Technical feasibility: power and cooling

  • Many argue space is the worst place for high‑density compute: no convection, only radiation, so you need enormous, heavy radiators. Comparisons to the ISS show ~70–120 kW rejected with thousands of kg of radiators and large surface area.
  • Back‑of‑envelope math in the thread: a single modern AI rack (100–500 kW) would need tens of m² of high‑temperature radiator; a MW‑scale “satellite data center” needs radiator and solar panel areas on the order of football fields.
  • Supporters say radiative cooling scales with T⁴ (Stefan–Boltzmann), better coatings (e.g. graphene) and heat pumps could help, and launch cost drops could make the mass tolerable. Critics reply that this is still orders of magnitude worse than air/water cooling on Earth.

Architecture, latency, and workloads

  • For AI training, latency between GPUs must be in the ns–µs range; that implies one tightly coupled cluster, not thousands of small satellites. A giant orbital cluster would be extremely large, heavy, and fragile.
  • For inference, workloads are embarrassingly parallel and could be sharded across many small sats, with low‑bandwidth text I/O. Several think this is the only semi‑plausible use case, but it doesn’t solve the real bottleneck (training clusters on Earth).

Economics and scale

  • Numbers floated: Musk has talked about up to 1M satellites, several million tonnes of hardware, and tens of thousands of Starship launches over a decade or more.
  • Multiple commenters run cost‑per‑kW and cost‑per‑kg comparisons: even with optimistic Starship pricing, space solar + cooling comes out far more expensive than ground data centers with overbuilt solar, wind, nuclear, or hydro.
  • Any breakthrough (superconducting compute, ultra‑light solar, droplet radiators) would also make Earth data centers cheaper, undercutting the space advantage.

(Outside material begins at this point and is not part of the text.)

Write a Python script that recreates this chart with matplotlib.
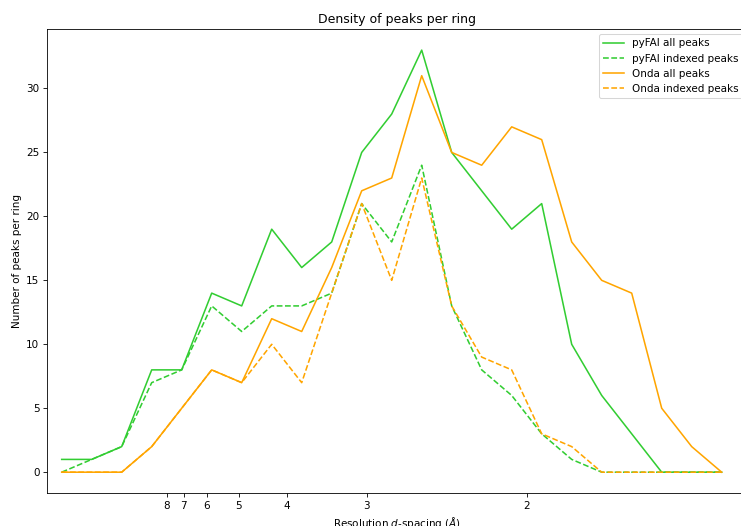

Reliability, maintenance, and radiation

  • High‑end GPUs are failure‑prone even on Earth; in orbit they’d face radiation‑induced bit flips and long‑term lattice damage. Proper shielding is heavy; rad‑hard chips are slow and expensive.
  • Replacing failed hardware on thousands of satellites is essentially impossible; the model becomes “use hard for a few years then deorbit.” Critics see enormous waste and no secondary market.

Security, regulation, and warfare

  • Some speculate space data centers are attractive mainly as a way to escape terrestrial regulation (data residency, copyright, CSAM, environmental and siting rules). Others note jurisdiction still follows the launching state, and ground staff remain vulnerable.
  • Militarily, satellites are described as fragile, easy targets for ASAT weapons or debris clouds; space offers little real protection compared to hardened underground or remote terrestrial sites.

Motives and interpretations

  • Strong undercurrent that “space data centers” are narrative cover for financial engineering: rolling a money‑losing AI venture (and possibly social media) into a profitable launch business before a SpaceX IPO, creating internal demand for Starship launches, and sustaining AI hype.
  • A minority steelman argues this could be long‑term infrastructure for space industry or species‑level resilience, but most see it as speculative at best and physically/economically untenable for the coming decades.